In the 1970s he became a member of the Royal Shakespeare Company, playing comic roles such as Silence and Feste, as well as more serious parts. During the 1990s he appeared in several National Theatre productions ranging from Jonson and Shakespeare to Pinter and Loesser.

===Acting credits===
Peacock's acting credits include:
- Estragon, Waiting for Godot by Samuel Beckett for the Century Theatre, Manchester directed by Michael Elliott (1967)
- Tony Lumpkin, She Stoops to Conquer by Oliver Goldsmith for the Century Theatre, Manchester directed by Braham Murray and then at the Garrick Theatre, London (1969)
- Titus Andronicus at the Round House, London (1971)
- Clov, Endgame by Samuel Beckett for the Century Theatre, Manchester directed by Braham Murray and then at the Shaw Theatre, London (1973)
- Sidney Prime, Sherlock Holmes for the Royal Shakespeare Company at the Aldwych Theatre, London, then (Broadway debut) Broadhurst Theatre (1974)
- Friar Mauro Tenda and Diego Lopez Duro, The Bewitched at the Aldwych Theatre, London (1975)
- Bishop of Ely and Fluellen, Henry V for the Royal Shakespeare Company, Memorial Theatre, Stratford-on-Avon, England, 1975, then at the Aldwych Theatre, London (1976)
- Poins, Henry IV, Parts I and II, for the Royal Shakespeare Company, Memorial Theatre, 1975, then at the Aldwych Theatre (1976)
- Sir Hugh Evans, The Merry Wives of Windsor, for the Royal Shakespeare Company, Memorial Theatre, 1975, then at the Aldwych Theatre (1976)
- Acres, The Rivals by Sheridan at the Royal Exchange, Manchester directed by Braham Murray (1976)
- Colonel Kottwitz, The Prince of Homburg by Heinrich von Kleist at the Royal Exchange, Manchester directed by Casper Wrede (1976)
- Zachariah Manning, Zack by Harold Brighouse at the Royal Exchange, Manchester directed by Eric Thompson (1976)
- Sergeant Match, What the Butler Saw by Joe Orton at the Royal Exchange, Manchester directed by Braham Murray (1977)
- Tom Price, A Family by Ronald Harwood. World premiere directed by Casper Wrede at the Royal Exchange, Manchester (1978)
- Aramis, The Three Musketeers by Braham Murray and Derek Griffiths. World premiere directed by Braham Murray at the Royal Exchange, Manchester (1979)
- Estragon, Waiting for Godot at the Royal Exchange, Manchester directed by Braham Murray and then at the Round House, London (1980)
- Elwood P Dowd, Harvey by Mary Chase at the Royal Exchange, Manchester directed by Eric Thompson (1981)
- Willy Loman, Death of a Salesman by Arthur Miller at the Royal Exchange, Manchester directed by Greg Hersov (1985)
- The Bluebird of Unhappiness, a Woody Allen review at the Royal Exchange, Manchester directed by Braham Murray (1987)
- Cap'n Andy Hawks in Show Boat for Opera North at the Grand Theatre, Leeds, premiere on 8 December 1989.
- Henry Horatio Hobson, Hobson's Choice by Harold Brighouse at the Royal Exchange, Manchester directed by Braham Murray (2003)
- Giles Cory, The Crucible by Arthur Miller directed by Dominic Cooke at the Royal Shakespeare Theatre, Stratford-upon-Avon (2006)
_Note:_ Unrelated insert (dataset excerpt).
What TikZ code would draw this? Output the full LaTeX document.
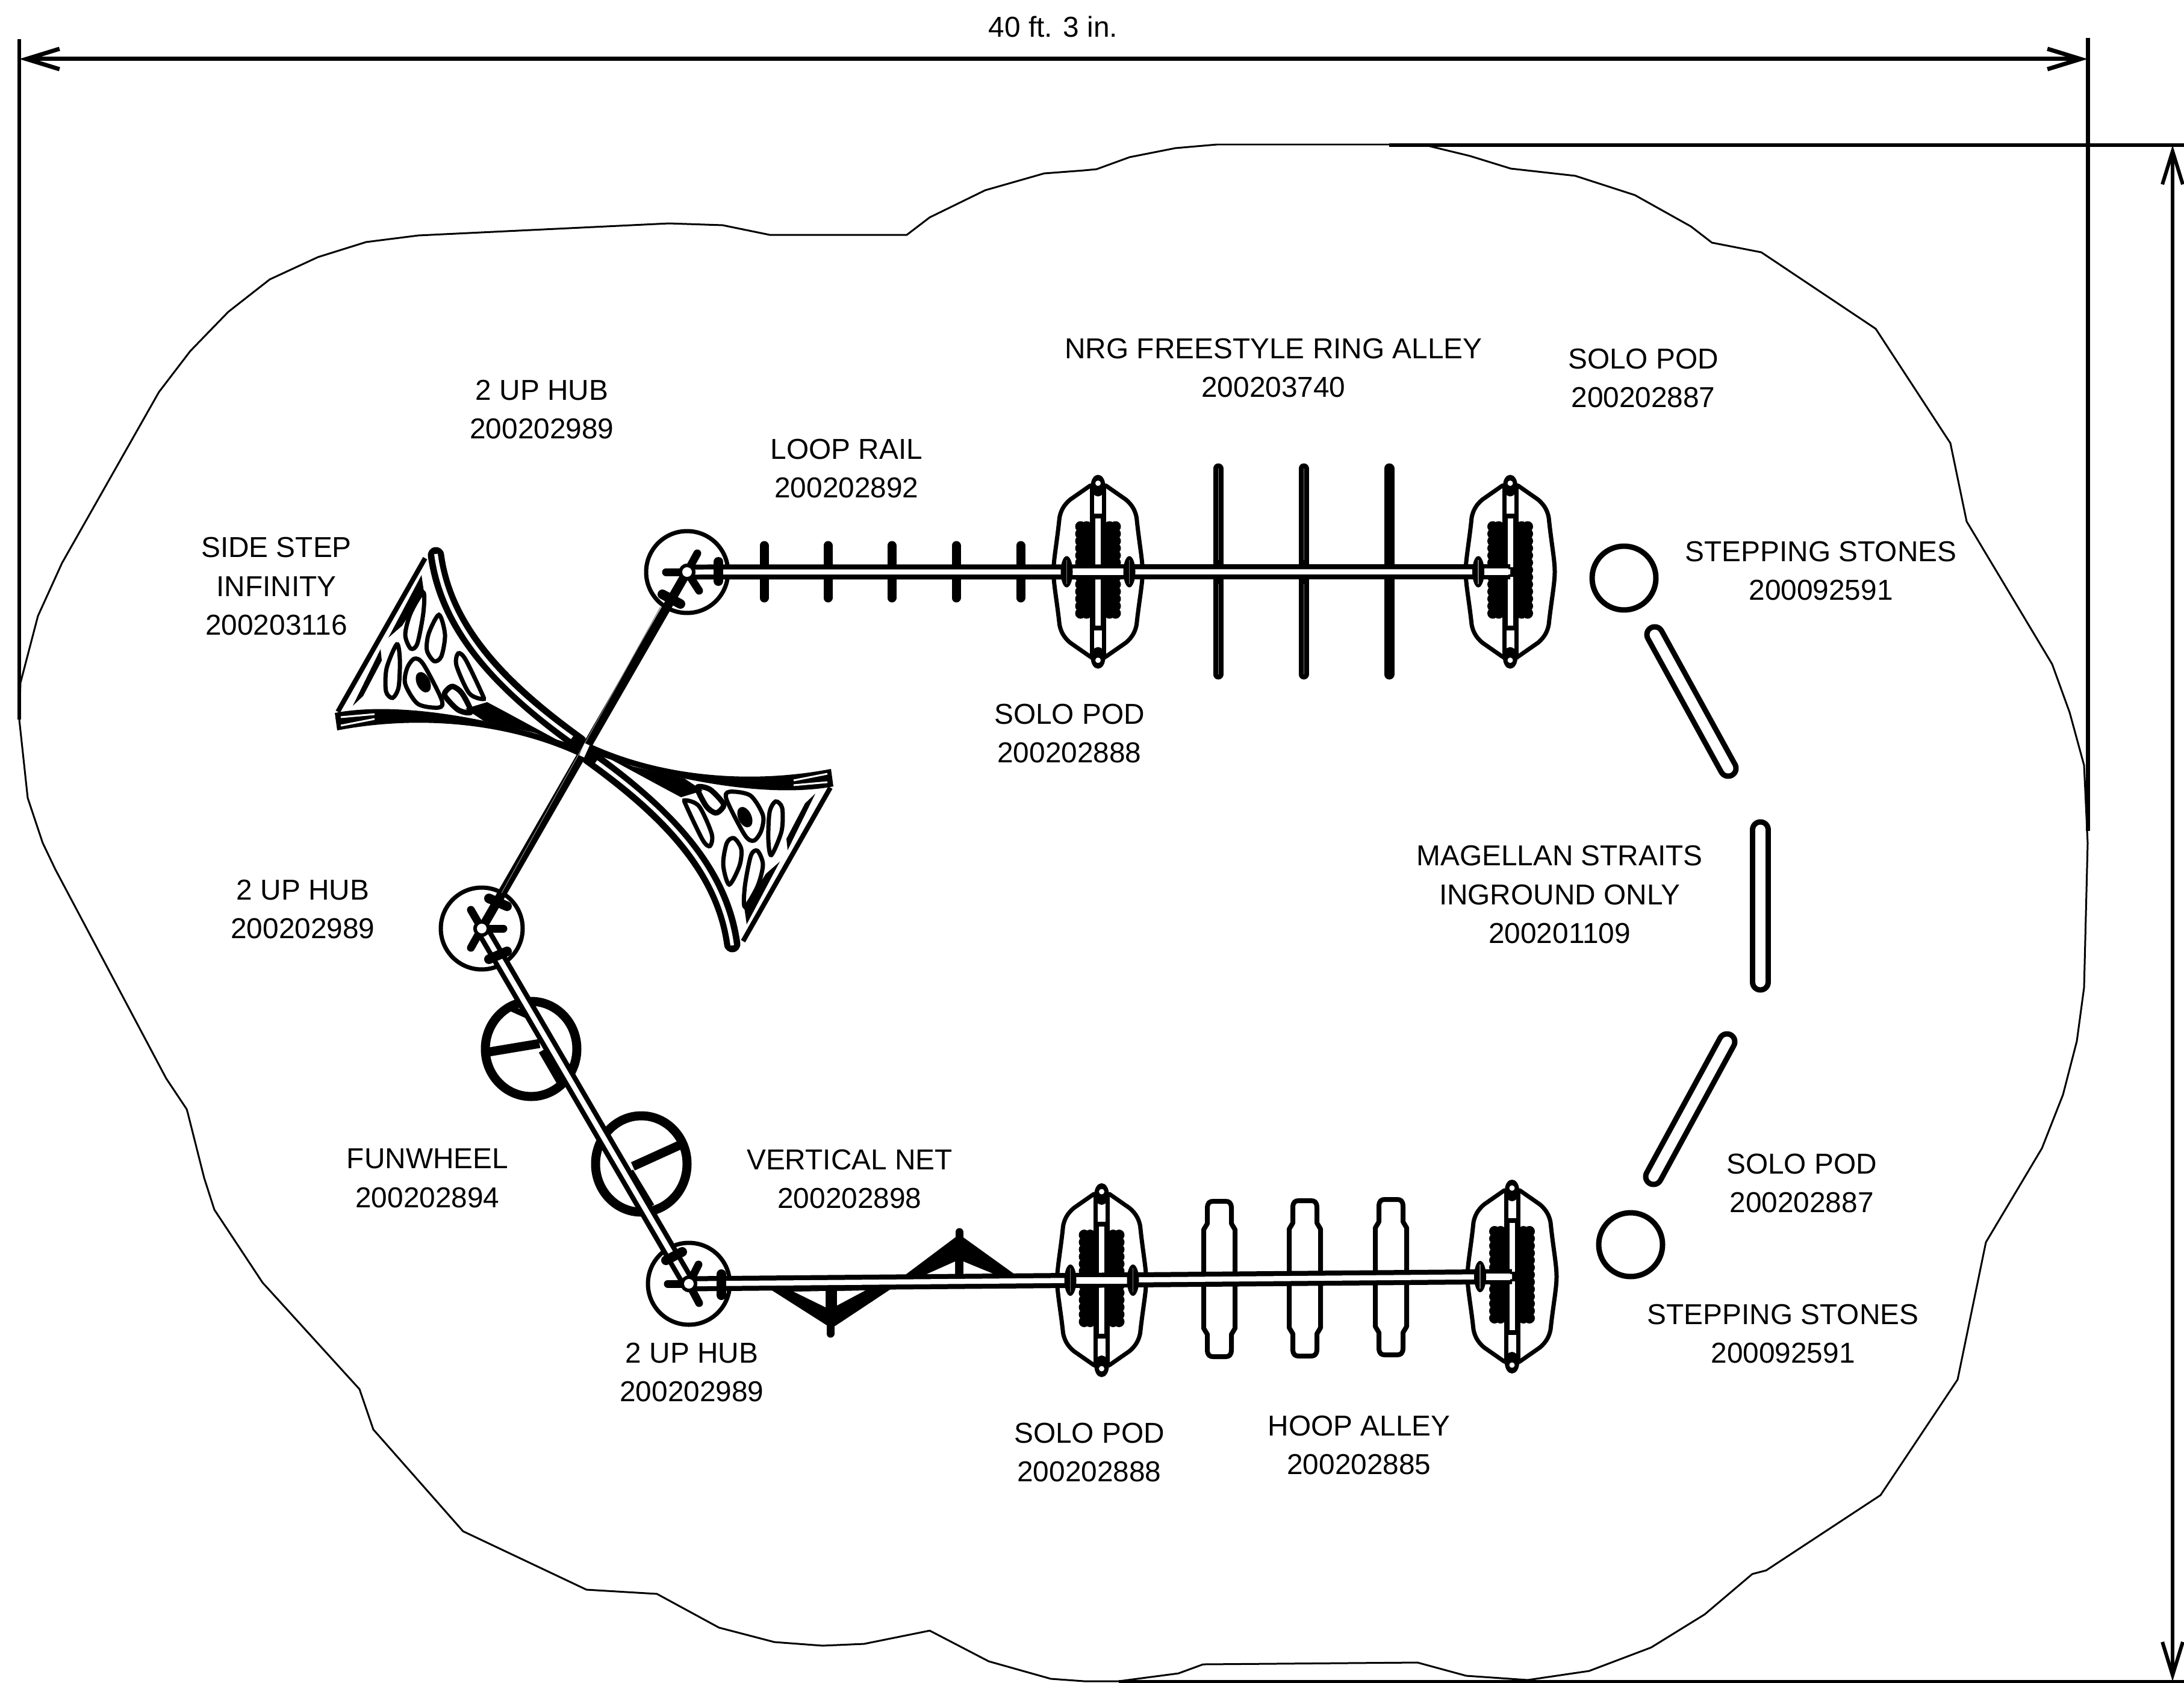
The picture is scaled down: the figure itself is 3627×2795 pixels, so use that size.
\documentclass[tikz,border=0pt]{standalone}
\usepackage{fontspec}
\setmainfont{Liberation Sans}
\usetikzlibrary{arrows.meta}
\tikzset{
  lw/.style={line width=#1*0.569pt},
  lab/.style={font=\fontsize{27.2}{36.7}\selectfont,align=center,inner sep=0pt,outer sep=0pt},
  hubring/.style={circle,draw,line width=4pt,minimum size=136*0.569pt,inner sep=0pt,outer sep=0pt},
  thinline/.style={lw=3,line join=round},
  dimline/.style={lw=7},
  barbs/.style={{Straight Barb[length=31.3pt,width=19.3pt]}-{Straight Barb[length=31.3pt,width=19.3pt]}},
  spoke/.style={lw=13,line cap=round},
  clampbar/.style={lw=16,line cap=round},
  railblack/.style={lw=25},
  railwhite/.style={lw=8.5,white},
  postbar/.style={lw=15,line cap=round},
  ringbar/.style={lw=17,line cap=round},
  hoop/.style={lw=8,line join=round},
  stone/.style={lw=9},
  strait/.style={lw=35,line cap=round},
  straitin/.style={lw=17,white,line cap=round},
  wheel/.style={lw=15},
  leaf/.style={lw=7},
}
\newcommand{\podbody}[1]{%
 \begin{scope}[shift={(#1)}]
  \draw[lw=7,line join=round,fill=white] (-13,-143) -- (-46,-120) .. controls (-58,-110) and (-62,-100) .. (-64,-90) .. controls (-68,-50) and (-74,-20) .. (-74,0) .. controls (-74,20) and (-68,50) .. (-64,88) .. controls (-62,98) and (-58,108) .. (-46,118) -- (-13,141) -- (13,141) -- (46,118) .. controls (58,108) and (62,98) .. (64,88) .. controls (68,50) and (74,20) .. (74,0) .. controls (74,-20) and (68,-50) .. (64,-90) .. controls (62,-100) and (58,-110) .. (46,-120) -- (13,-143) -- cycle;
  \foreach \d in {-75,-63,...,75}{
    \fill (-29,\d) circle [radius=9];
    \fill (-19,\d) circle [radius=9];
    \fill (19,\d) circle [radius=9];
    \fill (29,\d) circle [radius=9];
  }
  \draw[lw=27] (0,-145) -- (0,145);
  \draw[lw=13,white] (0,-143) -- (0,-97);
  \draw[lw=13,white] (0,97) -- (0,143);
  \draw[lw=9,white] (0,-89) -- (0,-8);
  \draw[lw=9,white] (0,89) -- (0,8);
  \fill (0,-143) ellipse [x radius=12,y radius=18];
  \fill (0,143) ellipse [x radius=12,y radius=18];
  \fill[white] (0,-147) circle [radius=4.5];
  \fill[white] (0,147) circle [radius=4.5];
 \end{scope}}
\newcommand{\podcollar}[2]{%
 \begin{scope}[shift={(#1)}]
  \fill (#2,0) ellipse [x radius=10,y radius=26];
  \draw[lw=1.2,gray] (#2,-20) -- (#2,20);
 \end{scope}}
\newcommand{\hoopshape}[1]{%
 \draw[hoop,shift={(#1)}] (-20,-117) .. controls (-20,-127) and (-16,-129) .. (-10,-129) -- (10,-129) .. controls (16,-129) and (20,-127) .. (20,-117) -- (20,-92) -- (26,-82) -- (26,82) -- (20,92) -- (20,117) .. controls (20,127) and (16,129) .. (10,129) -- (-10,129) .. controls (-16,129) and (-20,127) .. (-20,117) -- (-20,92) -- (-26,82) -- (-26,-82) -- (-20,-92) -- cycle;}
\newcommand{\wing}{%
  % long curved band
  \draw[lw=27,line cap=round] (724,922) .. controls (740,1040) and (825,1135) .. (961,1233);
  \draw[lw=6,white] (724,920) .. controls (740,1040) and (825,1135) .. (950,1225);
  % lower tapered band
  \fill (556,1184) .. controls (640,1168) and (780,1180) .. (961,1240) -- (961,1255) .. controls (830,1195) and (680,1190) .. (560,1213) -- cycle;
  \draw[lw=3,white] (566,1191) -- (622,1186);
  \draw[lw=3,white] (566,1205) -- (622,1194);
  % left edge
  \draw[lw=8] (706,927) -- (561,1182);
  \fill (700,955) -- (645,1059) -- (668,1039) -- (704,983) -- cycle;
  \fill (632,1078) -- (586,1172) -- (603,1156) -- (634,1097) -- cycle;
  % leaves
  \draw[leaf] plot[smooth cycle] coordinates {(703,984) (682,1018) (673,1054) (682,1077) (693,1069) (703,1018)};
  \draw[leaf] plot[smooth cycle] coordinates {(729,1021) (712,1052) (709,1080) (721,1098) (733,1090) (739,1054)};
  \draw[leaf] plot[smooth cycle] coordinates {(659,1070) (642,1110) (641,1148) (652,1159) (662,1141) (664,1095)};
  \draw[leaf] plot[smooth cycle] coordinates {(676,1110) (688,1094) (703,1103) (733,1161) (729,1175) (694,1169) (673,1136)};
  \fill[shift={(703,1133)},rotate=25] (0,0) ellipse [x radius=11,y radius=18];
  \draw[leaf] plot[smooth cycle] coordinates {(761,1085) (758,1105) (779,1151) (802,1161) (800,1151) (773,1095)};
  \draw[lw=9] plot[smooth cycle] coordinates {(742,1146) (739,1156) (761,1179) (782,1182) (767,1151) (752,1140)};
  \fill (773,1177) -- (809,1166) -- (839,1182) -- (924,1228) -- (961,1243) -- (888,1217) -- (803,1197) -- cycle;
}
\begin{document}
\begin{tikzpicture}[x=0.02cm,y=-0.02cm]
\useasboundingbox (0,0) rectangle (3627,2795);
\fill[white] (0,0) rectangle (3627,2795);

% site outline
\draw[thinline] (32,1195) -- (34,1134) -- (63,1023) -- (103,935) -- (264,651) -- (316,583) -- (379,518) -- (448,464) -- (528,427) -- (608,402) -- (695,391) -- (1111,371) -- (1200,374) -- (1278,390) -- (1506,390) -- (1544,361) -- (1636,316) -- (1734,288) -- (1800,283) -- (1821,281) -- (1876,261) -- (1952,246) -- (2021,240) -- (2310,240) -- (2371,242) -- (2441,259) -- (2509,280) -- (2616,292) -- (2715,324) -- (2808,376) -- (2843,403) -- (2925,419) -- (3115,546) -- (3239,736) -- (3266,866) -- (3408,1103) -- (3437,1183) -- (3461,1271) -- (3467,1400) -- (3461,1640) -- (3449,1729) -- (3426,1818) -- (3391,1907) -- (3298,2063) -- (3251,2291) -- (3123,2483) -- (2933,2608) -- (2910,2614) -- (2831,2681) -- (2742,2736) -- (2639,2775) -- (2537,2790) -- (2435,2783) -- (2354,2761) -- (1998,2764) -- (1957,2779) -- (1858,2792) -- (1800,2792) -- (1745,2788) -- (1642,2759) -- (1544,2708) -- (1435,2730) -- (1366,2733) -- (1286,2727) -- (1194,2703) -- (1091,2647) -- (974,2640) -- (769,2543) -- (620,2374) -- (597,2307) -- (436,2130) -- (356,2009) -- (339,1956) -- (312,1849) -- (310,1842) -- (276,1791) -- (92,1444) -- (71,1400) -- (46,1325) -- cycle;

% dimensions
\coordinate (dimL) at (32,98);
\coordinate (dimR) at (3467,98);
\coordinate (dimT) at (3608,241);
\coordinate (dimB) at (3608,2792);
\coordinate (extLa) at (32,65);
\coordinate (extLb) at (32,1195);
\coordinate (extRa) at (3467,63);
\coordinate (extRb) at (3467,1380);
\coordinate (extTa) at (2307,241);
\coordinate (extTb) at (3627,241);
\coordinate (extBa) at (1858,2792);
\coordinate (extBb) at (3627,2792);
\draw[dimline] (extLa) -- (extLb);
\draw[dimline] (extRa) -- (extRb);
\draw[lw=6] (extTa) -- (extTb);
\draw[lw=5] (extBa) -- (extBb);
\draw[dimline,barbs] (dimL) -- (dimR);
\draw[lw=6,barbs] (dimT) -- (dimB);
\node[lab] (dimtext) at (1749,44) {40 ft. 3 in.};

% hubs and reference points
\node[hubring] (hubA) at (1141,950) {};
\node[hubring] (hubB) at (800,1542) {};
\node[hubring] (hubC) at (1144,2132) {};
\coordinate (podA) at (1823.5,949.5);
\coordinate (podB) at (2508,949.5);
\coordinate (podC) at (1829.5,2126);
\coordinate (podD) at (2511,2120);

% stones and straits
\node[circle,draw,stone,minimum size=106*0.569pt,inner sep=0pt] (stoneA) at (2697,960) {};
\node[circle,draw,stone,minimum size=106*0.569pt,inner sep=0pt] (stoneB) at (2708,2067) {};
\draw[strait] (2748,1054) -- (2870,1276);
\draw[straitin] (2748,1054) -- (2870,1276);
\draw[strait] (2923.5,1378) -- (2923.5,1631);
\draw[straitin] (2923.5,1378) -- (2923.5,1631);
\draw[strait] (2868,1730) -- (2746,1954);
\draw[straitin] (2868,1730) -- (2746,1954);

% side step infinity
\wing
\begin{scope}[rotate around={180:(970,1245)}]
\wing
\end{scope}

% funwheels
\draw[wheel] (882,1742) ellipse [x radius=76,y radius=79];
\draw[wheel] (812,1747) -- (896,1733);
\draw[lw=12] (900,1745) -- (932,1800);
\draw[lw=10] (850,1675) -- (890,1693);
\draw[wheel] (1065,1933) ellipse [x radius=76,y radius=80];
\draw[wheel] (1051,1937) -- (1128,1902);
\draw[lw=10] (1047,1945) -- (1082,2003);

% diagonal thin rail
\draw[lw=15] (hubA.center) -- (hubB.center);
\draw[lw=1.2,gray] (1097,1008) -- (833,1483);

% loop rail posts
\foreach \n/\px in {a/1269,b/1375,c/1481,d/1588,e/1695}{
  \coordinate (post\n t) at (\px,906);
  \coordinate (post\n b) at (\px,993);
  \draw[postbar] (post\n t) -- (post\n b);
}
% ring alley
\foreach \n/\px in {a/2023,b/2165,c/2307}{
  \coordinate (ring\n t) at (\px,778);
  \coordinate (ring\n b) at (\px,1120);
  \draw[ringbar] (ring\n t) -- (ring\n b);
}
\draw[lw=1,gray] (2023,778) -- (2023,930);
\draw[lw=1,gray] (2023,970) -- (2023,1120);
\draw[lw=1,gray] (2165,778) -- (2165,930);
\draw[lw=1,gray] (2165,970) -- (2165,1120);

% hoop alley
\hoopshape{2025,2124}
\hoopshape{2167,2123}
\hoopshape{2310,2121}

% vertical net
\fill (1282,2143) -- (1381,2206) -- (1479,2141) -- cycle;
\fill[white] (1318,2145) -- (1371,2144) -- (1371,2171) -- cycle;
\fill[white] (1390,2144) -- (1437,2143) -- (1390,2168) -- cycle;
\draw[lw=13,line cap=round] (1379,2150) -- (1379,2215);
\fill (1497,2122) -- (1593,2050) -- (1693,2122) -- cycle;
\fill[white] (1539,2116) -- (1586,2116) -- (1586,2095) -- cycle;
\fill[white] (1600,2116) -- (1651,2116) -- (1600,2095) -- cycle;
\draw[lw=13,line cap=round] (1593,2046) -- (1593,2110);

% pods
\podbody{podA}
\podbody{podB}
\podbody{podC}
\podbody{podD}

% rails
\draw[railblack] (hubA.center) -- (podB);
\draw[railwhite] (hubA.center) -- (podB);
\draw[railblack] (hubC.center) -- (podD);
\draw[railwhite] (hubC.center) -- (podD);
\draw[railblack] (hubB.center) -- (hubC.center);
\draw[railwhite] (hubB.center) -- (hubC.center);
\draw[lw=11,white] (1771,949.5) -- (1875,949.5);
\draw[lw=11,white] (2455,949.5) -- (2505,949.5);
\draw[lw=11,white] (1777,2126) -- (1881,2126);
\draw[lw=11,white] (2458,2120) -- (2508,2120);
\podcollar{podA}{-52}
\podcollar{podA}{52}
\podcollar{podB}{-53}
\podcollar{podC}{-52}
\podcollar{podC}{52}
\podcollar{podD}{-53}

% hub details
\draw[spoke] (hubA.center) -- ++(17,-31);
\draw[spoke] (hubA.center) -- ++(20,31);
\draw[spoke] (hubA.center) -- ++(-35,0);
\draw[clampbar] (1193,933) -- (1193,965);
\draw[clampbar] (1100,987) -- (1130,1003);
\fill (hubA.center) circle [radius=14];
\fill[white] (hubA.center) circle [radius=8];

\draw[spoke] (hubB.center) -- ++(-18,-31);
\draw[spoke] (hubB.center) -- ++(-18,32);
\draw[spoke] (hubB.center) -- ++(36,0);
\draw[clampbar] (812,1492) -- (842,1505);
\draw[clampbar] (812,1593) -- (842,1580);
\fill (hubB.center) circle [radius=14];
\fill[white] (hubB.center) circle [radius=8];

\draw[spoke] (hubC.center) -- ++(16,-32);
\draw[spoke] (hubC.center) -- ++(17,32);
\draw[spoke] (hubC.center) -- ++(-35,0);
\draw[clampbar] (1106,2093) -- (1133,2079);
\draw[clampbar] (1198,2116) -- (1198,2151);
\fill (hubC.center) circle [radius=14];
\fill[white] (hubC.center) circle [radius=8];

% centre of the infinity
\draw[lw=9,white] (975,1236) -- (966,1256);

% labels
\node[lab] (t01) at (900,680) {2 UP HUB\\200202989};
\node[lab] (t02) at (1406,778) {LOOP RAIL\\200202892};
\node[lab] (t03) at (459,974) {SIDE STEP\\INFINITY\\200203116};
\node[lab] (t04) at (2115,611) {NRG FREESTYLE RING ALLEY\\200203740};
\node[lab] (t05) at (2729,628) {SOLO POD\\200202887};
\node[lab] (t06) at (1776,1218) {SOLO POD\\200202888};
\node[lab] (t07) at (3024,948) {STEPPING STONES\\200092591};
\node[lab] (t08) at (2590,1486) {MAGELLAN STRAITS\\INGROUND ONLY\\200201109};
\node[lab] (t09) at (503,1510) {2 UP HUB\\200202989};
\node[lab] (t10) at (710,1957) {FUNWHEEL\\200202894};
\node[lab] (t11) at (1411,1958) {VERTICAL NET\\200202898};
\node[lab] (t12) at (1149,2279) {2 UP HUB\\200202989};
\node[lab] (t13) at (1809,2412) {SOLO POD\\200202888};
\node[lab] (t14) at (2257,2400) {HOOP ALLEY\\200202885};
\node[lab] (t15) at (2992,1965) {SOLO POD\\200202887};
\node[lab] (t16) at (2961,2215) {STEPPING STONES\\200092591};
\end{tikzpicture}
\end{document}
==Personal life and death==
Peacock was married twice. His first marriage was to Iris Jones in 1957, which ended in divorce. His second wife was actress Tilly Tremayne, whom he married in 1979. Peacock had two sons, actors Daniel Peacock and Harry Peacock, and two daughters, Sally and Maudie. His daughter-in-law was actress Katherine Parkinson, who is married to Harry. Peacock lived in the village of East Coker, Somerset and was a supporter of Yeovil Town.

Peacock was diagnosed with Alzheimer's disease in 2009. It was reported in 2018 that he was in the advanced stages of the disease, had retired from acting and was living in a nursing home in Yeovil, Somerset. His last role was in the 2015 Vicar of Dibley Comic Relief Special. He died on 8 March 2021, aged 89.

===Tributes===
In 2025, Peacock appeared on a British postage stamp issued as part of a special set by Royal Mail, which commemorated the series The Vicar of Dibley.